GRIN’s challenge was to showcase the process without skipping any of the detail, whilst ensuring the video remained entertaining and engaging for the viewer.

As this was a process, it seemed fitting to create a story which introduced the process in steps. Using a combination of existing information and guidance from Eurocell, GRIN typed out a script to individually explain the text within each scene. The script also briefly explained scenes for each section, assisting in storyboard creation and giving the client a better understanding of the final cut. Storyboards were then drawn up to offer a pictorial view of each scene, further explaining the process to the client and assisting them to make a decision for GRIN to begin the animation process.

Being a recycling video, GRIN began by carefully creating a colour palette to compliment the subject matter. Earthy tones, vibrant greens and striking sky blues were used to give a healthy, living impression whilst factory and worker areas were given Eurocell’s brand colours.



The video was given a title and the font was carefully selected (Adelia) to allow us to animate it in a happy and carefree way. A theme which set the scene and continued throughout the video.

Assets (illustrations) we’re created in Illustrator and dropped into After Effects. By positioning and keyframing assets in a certain way, we were able to give the impression that the camera had been moved through this lush green landscape into a residential area. Workers were then seen to be carrying and removing windows from a specific house. Each character throughout the video was individually rigged and animated so that joints and limbs would move to work alongside each character’s scene. Characters were then combined into a single composition and placed inside another composition which contained the closer environment. This composition was then placed inside ANOTHER composition which contained the wider scene environment.

Techniques such as this are ubiquitous to motion graphics programs such as After Effects. Without which, the process would be a lot more confusing and convoluted when trying to find a certain layer or object.
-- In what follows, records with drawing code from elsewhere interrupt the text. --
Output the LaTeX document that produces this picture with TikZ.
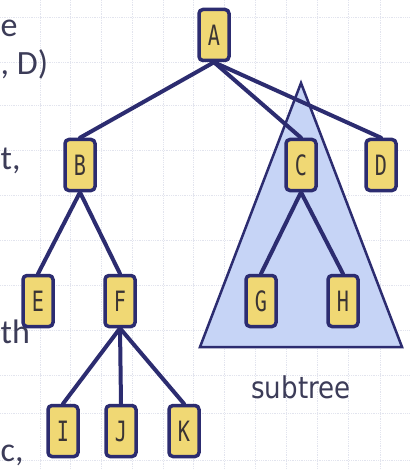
\documentclass[tikz,border=0pt]{standalone}
\usepackage{fontspec}
\newfontfamily\lblfont{DejaVu Sans Mono}
\newfontfamily\subfont{DejaVu Sans}
\newfontfamily\fragfont{Carlito}
\definecolor{navy}{HTML}{2C2C70}
\definecolor{boxfill}{HTML}{F0D874}
\definecolor{trifill}{HTML}{C6D4F6}
\definecolor{gridc}{HTML}{E2E4EE}
\definecolor{txt}{HTML}{3C3C58}
\definecolor{lbl}{HTML}{3A3434}
\tikzset{
  treebox/.style={draw=navy, line width=3.5pt, fill=boxfill, rounded corners=4pt,
    minimum width=30pt, minimum height=51pt, inner sep=0pt,
    font=\lblfont\fontsize{28}{28}\selectfont, text=lbl},
  edge/.style={draw=navy, line width=4pt, line cap=round},
  frag/.style={anchor=base west, inner sep=0pt, text=txt, font=\fragfont\fontsize{34}{34}\selectfont}
}
\newcommand{\lbl}[1]{\scalebox{0.72}[1]{#1}}
\begin{document}
\begin{tikzpicture}[x=1pt,y=-1pt]
\useasboundingbox (0,0) rectangle (409,470);
\fill[white] (0,0) rectangle (409,470);
% faint grid
\foreach \gx in {40,70,101,132,163,193,224,255,286,317,348,380}
  \draw[gridc, densely dotted, line width=0.8pt] (\gx,0) -- (\gx,470);
\foreach \gy in {17,62,105,150,195,240,285,330,375,413,460}
  \draw[gridc, densely dotted, line width=0.8pt] (0,\gy) -- (409,\gy);
% text fragments at left edge
\node[frag] (f1) at (0.5,37) {e};
\node[frag] (f2) at (0.5,75) {, D)};
\node[frag] (f3) at (0.5,170) {t,};
\node[frag] (f4) at (0.5,343) {th};
\node[frag] (f5) at (0.5,461) {c,};
% subtree triangle
\coordinate (tt) at (301,83);
\coordinate (tl) at (200,347);
\coordinate (tr) at (402,347);
\draw[navy, line width=2.5pt, fill=trifill, line join=miter] (tt) -- (tl) -- (tr) -- cycle;
\node[anchor=base, inner sep=0pt, text=txt, font=\subfont\fontsize{30}{30}\selectfont] (st) at (301,398) {\scalebox{0.87}[1]{subtree}};
% nodes
\node[treebox] (A) at (214,35) {\lbl{A}};
\node[treebox] (B) at (80,165) {\lbl{B}};
\node[treebox] (C) at (301,165) {\lbl{C}};
\node[treebox] (D) at (381,165) {\lbl{D}};
\node[treebox] (E) at (38,301) {\lbl{E}};
\node[treebox] (F) at (120,301) {\lbl{F}};
\node[treebox] (G) at (261,301) {\lbl{G}};
\node[treebox] (H) at (343,301) {\lbl{H}};
\node[treebox] (I) at (63,431) {\lbl{I}};
\node[treebox] (J) at (121,431) {\lbl{J}};
\node[treebox] (K) at (184,431) {\lbl{K}};
% edges
\foreach \p/\c in {A/B,A/C,A/D,B/E,B/F,C/G,C/H,F/I,F/J,F/K}
  \draw[edge] (\p.south) -- (\c.north);
\end{tikzpicture}
\end{document}
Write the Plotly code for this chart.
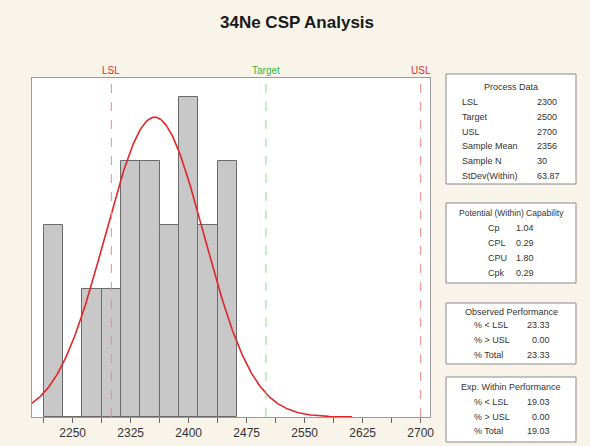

We then used Cinema 4D to create the isolated window frame and a plugin within Cinema 4D to shatter to it. The particles thereafter were created using Trapcode back in After Effects, and through careful settings tweaking, we were able to give the particles the right amount of physics in order for them to bounce correctly when hitting the conveyor belt. The robotic arms thereafter were created back in Cinema 4D.


The process of creating assets in various programs and dropping them into After Effects continues throughout the remainder of the video. Once complete, the video needs to be rendered out to be viewed on conventional media players.

Client: Eurocell

Sector: B2C

Character rigging and 3D animation take up the bulk of the rendering process and depending on what other memory-intensive elements exist can dictate the length of the render. Mistakes are usually picked up before rendering but there are always amendments that need to be implemented, so the rendering process starts over again! It can be a long and often convoluted process but the results are well worth the time and effort.